# Stated task
Exactly retype the lines of the material from its first line to the line with "(uA) at (131,25)", including both.

# Information supplied
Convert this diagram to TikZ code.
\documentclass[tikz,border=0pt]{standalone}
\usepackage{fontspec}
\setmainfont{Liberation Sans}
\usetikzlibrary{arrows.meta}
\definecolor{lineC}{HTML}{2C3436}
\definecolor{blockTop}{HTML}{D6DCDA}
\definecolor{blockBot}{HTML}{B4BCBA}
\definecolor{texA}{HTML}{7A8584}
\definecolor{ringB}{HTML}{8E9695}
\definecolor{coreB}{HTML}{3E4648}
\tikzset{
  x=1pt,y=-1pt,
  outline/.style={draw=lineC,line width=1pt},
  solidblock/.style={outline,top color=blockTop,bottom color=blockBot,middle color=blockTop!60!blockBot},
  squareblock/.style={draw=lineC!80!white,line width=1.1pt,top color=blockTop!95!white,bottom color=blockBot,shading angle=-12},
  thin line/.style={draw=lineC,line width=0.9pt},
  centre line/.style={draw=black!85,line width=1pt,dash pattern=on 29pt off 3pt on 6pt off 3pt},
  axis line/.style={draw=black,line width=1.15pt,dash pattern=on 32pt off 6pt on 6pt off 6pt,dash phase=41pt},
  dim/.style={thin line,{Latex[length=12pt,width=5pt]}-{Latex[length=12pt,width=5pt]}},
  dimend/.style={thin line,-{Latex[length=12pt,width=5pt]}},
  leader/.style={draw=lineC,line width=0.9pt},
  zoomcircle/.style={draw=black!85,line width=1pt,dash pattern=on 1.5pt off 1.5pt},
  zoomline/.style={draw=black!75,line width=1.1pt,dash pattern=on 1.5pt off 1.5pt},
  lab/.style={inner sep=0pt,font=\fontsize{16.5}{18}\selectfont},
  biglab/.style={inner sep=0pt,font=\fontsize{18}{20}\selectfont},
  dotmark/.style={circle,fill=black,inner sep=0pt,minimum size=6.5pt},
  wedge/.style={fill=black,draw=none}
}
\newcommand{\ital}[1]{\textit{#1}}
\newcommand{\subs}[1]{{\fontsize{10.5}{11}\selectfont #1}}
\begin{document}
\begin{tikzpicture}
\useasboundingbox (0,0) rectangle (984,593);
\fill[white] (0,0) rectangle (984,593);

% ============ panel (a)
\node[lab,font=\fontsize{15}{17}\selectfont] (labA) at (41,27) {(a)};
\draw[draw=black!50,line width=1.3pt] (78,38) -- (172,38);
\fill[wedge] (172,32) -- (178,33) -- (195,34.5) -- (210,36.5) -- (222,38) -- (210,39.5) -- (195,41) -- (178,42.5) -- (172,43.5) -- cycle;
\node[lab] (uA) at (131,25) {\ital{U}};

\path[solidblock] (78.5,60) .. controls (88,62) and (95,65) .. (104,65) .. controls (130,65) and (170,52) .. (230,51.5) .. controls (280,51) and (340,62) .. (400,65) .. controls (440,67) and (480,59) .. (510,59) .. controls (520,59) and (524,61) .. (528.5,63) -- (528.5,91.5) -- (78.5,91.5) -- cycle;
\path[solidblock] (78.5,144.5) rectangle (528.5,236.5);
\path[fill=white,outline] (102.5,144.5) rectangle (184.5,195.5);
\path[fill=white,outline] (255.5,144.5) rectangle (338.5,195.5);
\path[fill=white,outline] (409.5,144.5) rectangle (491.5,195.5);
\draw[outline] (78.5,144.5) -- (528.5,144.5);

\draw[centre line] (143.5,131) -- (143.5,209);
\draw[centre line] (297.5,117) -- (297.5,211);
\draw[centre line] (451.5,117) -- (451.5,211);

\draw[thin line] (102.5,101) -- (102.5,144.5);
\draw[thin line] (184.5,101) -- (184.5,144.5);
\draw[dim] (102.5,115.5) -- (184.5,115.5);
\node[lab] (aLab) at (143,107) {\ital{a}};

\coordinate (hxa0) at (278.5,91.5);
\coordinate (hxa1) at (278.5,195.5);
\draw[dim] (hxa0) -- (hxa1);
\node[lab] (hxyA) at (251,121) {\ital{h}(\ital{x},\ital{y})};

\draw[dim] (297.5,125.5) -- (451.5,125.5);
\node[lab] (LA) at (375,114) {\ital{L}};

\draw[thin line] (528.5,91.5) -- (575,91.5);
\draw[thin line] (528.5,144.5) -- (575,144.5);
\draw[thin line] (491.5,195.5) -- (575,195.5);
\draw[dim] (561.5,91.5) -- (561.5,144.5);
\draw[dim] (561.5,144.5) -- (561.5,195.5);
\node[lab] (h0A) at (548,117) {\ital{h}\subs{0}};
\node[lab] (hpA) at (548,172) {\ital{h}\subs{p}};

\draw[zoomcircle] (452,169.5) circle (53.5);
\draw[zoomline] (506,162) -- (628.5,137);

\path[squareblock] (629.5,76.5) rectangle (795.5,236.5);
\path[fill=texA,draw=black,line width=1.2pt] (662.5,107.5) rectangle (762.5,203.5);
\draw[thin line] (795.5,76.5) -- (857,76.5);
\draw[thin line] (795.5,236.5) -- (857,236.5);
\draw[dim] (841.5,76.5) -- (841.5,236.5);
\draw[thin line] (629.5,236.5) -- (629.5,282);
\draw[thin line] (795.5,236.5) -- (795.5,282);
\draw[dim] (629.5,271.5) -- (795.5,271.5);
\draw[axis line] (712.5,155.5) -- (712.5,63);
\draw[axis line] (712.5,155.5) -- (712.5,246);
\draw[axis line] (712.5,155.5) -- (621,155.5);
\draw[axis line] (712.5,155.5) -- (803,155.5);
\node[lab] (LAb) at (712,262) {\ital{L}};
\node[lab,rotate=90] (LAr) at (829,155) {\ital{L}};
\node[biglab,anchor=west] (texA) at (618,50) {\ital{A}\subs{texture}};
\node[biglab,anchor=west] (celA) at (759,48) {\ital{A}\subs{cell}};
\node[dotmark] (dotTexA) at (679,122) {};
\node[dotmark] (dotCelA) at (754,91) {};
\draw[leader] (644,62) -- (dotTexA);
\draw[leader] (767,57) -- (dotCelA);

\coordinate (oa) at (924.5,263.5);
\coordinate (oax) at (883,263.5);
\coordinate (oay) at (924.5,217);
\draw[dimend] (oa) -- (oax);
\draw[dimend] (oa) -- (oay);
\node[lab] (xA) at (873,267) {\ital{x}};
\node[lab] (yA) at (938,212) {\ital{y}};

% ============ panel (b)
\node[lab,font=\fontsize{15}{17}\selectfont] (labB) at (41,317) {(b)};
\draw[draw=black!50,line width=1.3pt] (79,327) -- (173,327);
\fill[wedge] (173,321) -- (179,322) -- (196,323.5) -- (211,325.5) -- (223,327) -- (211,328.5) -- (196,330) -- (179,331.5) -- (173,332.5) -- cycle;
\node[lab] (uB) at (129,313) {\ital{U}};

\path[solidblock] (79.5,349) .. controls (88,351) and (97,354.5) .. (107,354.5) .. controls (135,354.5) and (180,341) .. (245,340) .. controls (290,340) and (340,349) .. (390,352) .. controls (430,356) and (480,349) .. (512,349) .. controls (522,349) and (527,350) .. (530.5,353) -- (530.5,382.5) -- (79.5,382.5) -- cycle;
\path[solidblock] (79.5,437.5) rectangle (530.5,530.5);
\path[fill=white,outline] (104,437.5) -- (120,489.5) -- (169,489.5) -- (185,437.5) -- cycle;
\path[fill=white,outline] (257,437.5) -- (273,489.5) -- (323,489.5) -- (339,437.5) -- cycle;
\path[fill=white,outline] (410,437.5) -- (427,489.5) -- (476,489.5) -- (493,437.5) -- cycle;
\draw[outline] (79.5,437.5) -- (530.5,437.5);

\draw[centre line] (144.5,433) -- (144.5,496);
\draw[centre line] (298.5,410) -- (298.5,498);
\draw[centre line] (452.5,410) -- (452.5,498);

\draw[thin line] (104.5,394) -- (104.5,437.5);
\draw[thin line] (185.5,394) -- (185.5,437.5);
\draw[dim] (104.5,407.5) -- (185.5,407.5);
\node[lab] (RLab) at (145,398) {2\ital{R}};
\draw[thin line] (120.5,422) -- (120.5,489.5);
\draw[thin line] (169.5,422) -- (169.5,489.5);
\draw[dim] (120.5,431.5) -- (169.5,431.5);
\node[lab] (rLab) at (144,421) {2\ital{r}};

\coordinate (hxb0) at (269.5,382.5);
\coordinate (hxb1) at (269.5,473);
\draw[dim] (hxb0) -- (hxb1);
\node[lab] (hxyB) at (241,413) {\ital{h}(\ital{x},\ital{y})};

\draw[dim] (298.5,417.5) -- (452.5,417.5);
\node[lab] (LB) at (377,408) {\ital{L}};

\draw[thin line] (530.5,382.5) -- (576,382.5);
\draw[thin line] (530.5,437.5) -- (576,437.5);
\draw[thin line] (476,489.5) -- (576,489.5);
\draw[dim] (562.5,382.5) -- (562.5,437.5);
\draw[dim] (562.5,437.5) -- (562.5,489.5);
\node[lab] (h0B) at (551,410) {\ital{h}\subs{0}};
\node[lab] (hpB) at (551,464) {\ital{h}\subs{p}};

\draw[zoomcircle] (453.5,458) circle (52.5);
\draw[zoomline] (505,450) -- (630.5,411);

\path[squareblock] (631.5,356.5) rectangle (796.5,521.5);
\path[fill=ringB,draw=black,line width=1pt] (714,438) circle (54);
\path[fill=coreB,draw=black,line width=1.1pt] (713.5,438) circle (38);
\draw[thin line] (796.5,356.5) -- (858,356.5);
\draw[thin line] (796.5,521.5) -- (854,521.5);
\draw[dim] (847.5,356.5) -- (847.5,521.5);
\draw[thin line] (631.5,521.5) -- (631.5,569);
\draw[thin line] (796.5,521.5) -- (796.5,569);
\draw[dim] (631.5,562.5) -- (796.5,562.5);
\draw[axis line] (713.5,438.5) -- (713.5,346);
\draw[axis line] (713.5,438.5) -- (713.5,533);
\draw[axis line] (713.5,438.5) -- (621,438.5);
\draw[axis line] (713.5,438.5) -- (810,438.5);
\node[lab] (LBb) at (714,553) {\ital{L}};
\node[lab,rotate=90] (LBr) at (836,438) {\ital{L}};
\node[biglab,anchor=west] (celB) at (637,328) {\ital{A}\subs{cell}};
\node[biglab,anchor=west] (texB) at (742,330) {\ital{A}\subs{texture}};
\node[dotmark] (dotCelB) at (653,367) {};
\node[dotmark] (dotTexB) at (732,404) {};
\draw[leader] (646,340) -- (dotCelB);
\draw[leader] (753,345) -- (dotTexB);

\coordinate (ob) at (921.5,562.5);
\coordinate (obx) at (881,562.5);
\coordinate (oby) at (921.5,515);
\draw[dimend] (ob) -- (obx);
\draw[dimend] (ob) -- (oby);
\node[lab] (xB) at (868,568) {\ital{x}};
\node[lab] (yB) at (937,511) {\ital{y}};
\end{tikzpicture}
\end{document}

# The output
Convert this diagram to TikZ code.
\documentclass[tikz,border=0pt]{standalone}
\usepackage{fontspec}
\setmainfont{Liberation Sans}
\usetikzlibrary{arrows.meta}
\definecolor{lineC}{HTML}{2C3436}
\definecolor{blockTop}{HTML}{D6DCDA}
\definecolor{blockBot}{HTML}{B4BCBA}
\definecolor{texA}{HTML}{7A8584}
\definecolor{ringB}{HTML}{8E9695}
\definecolor{coreB}{HTML}{3E4648}
\tikzset{
  x=1pt,y=-1pt,
  outline/.style={draw=lineC,line width=1pt},
  solidblock/.style={outline,top color=blockTop,bottom color=blockBot,middle color=blockTop!60!blockBot},
  squareblock/.style={draw=lineC!80!white,line width=1.1pt,top color=blockTop!95!white,bottom color=blockBot,shading angle=-12},
  thin line/.style={draw=lineC,line width=0.9pt},
  centre line/.style={draw=black!85,line width=1pt,dash pattern=on 29pt off 3pt on 6pt off 3pt},
  axis line/.style={draw=black,line width=1.15pt,dash pattern=on 32pt off 6pt on 6pt off 6pt,dash phase=41pt},
  dim/.style={thin line,{Latex[length=12pt,width=5pt]}-{Latex[length=12pt,width=5pt]}},
  dimend/.style={thin line,-{Latex[length=12pt,width=5pt]}},
  leader/.style={draw=lineC,line width=0.9pt},
  zoomcircle/.style={draw=black!85,line width=1pt,dash pattern=on 1.5pt off 1.5pt},
  zoomline/.style={draw=black!75,line width=1.1pt,dash pattern=on 1.5pt off 1.5pt},
  lab/.style={inner sep=0pt,font=\fontsize{16.5}{18}\selectfont},
  biglab/.style={inner sep=0pt,font=\fontsize{18}{20}\selectfont},
  dotmark/.style={circle,fill=black,inner sep=0pt,minimum size=6.5pt},
  wedge/.style={fill=black,draw=none}
}
\newcommand{\ital}[1]{\textit{#1}}
\newcommand{\subs}[1]{{\fontsize{10.5}{11}\selectfont #1}}
\begin{document}
\begin{tikzpicture}
\useasboundingbox (0,0) rectangle (984,593);
\fill[white] (0,0) rectangle (984,593);

% ============ panel (a)
\node[lab,font=\fontsize{15}{17}\selectfont] (labA) at (41,27) {(a)};
\draw[draw=black!50,line width=1.3pt] (78,38) -- (172,38);
\fill[wedge] (172,32) -- (178,33) -- (195,34.5) -- (210,36.5) -- (222,38) -- (210,39.5) -- (195,41) -- (178,42.5) -- (172,43.5) -- cycle;
\node[lab] (uA) at (131,25) {\ital{U}};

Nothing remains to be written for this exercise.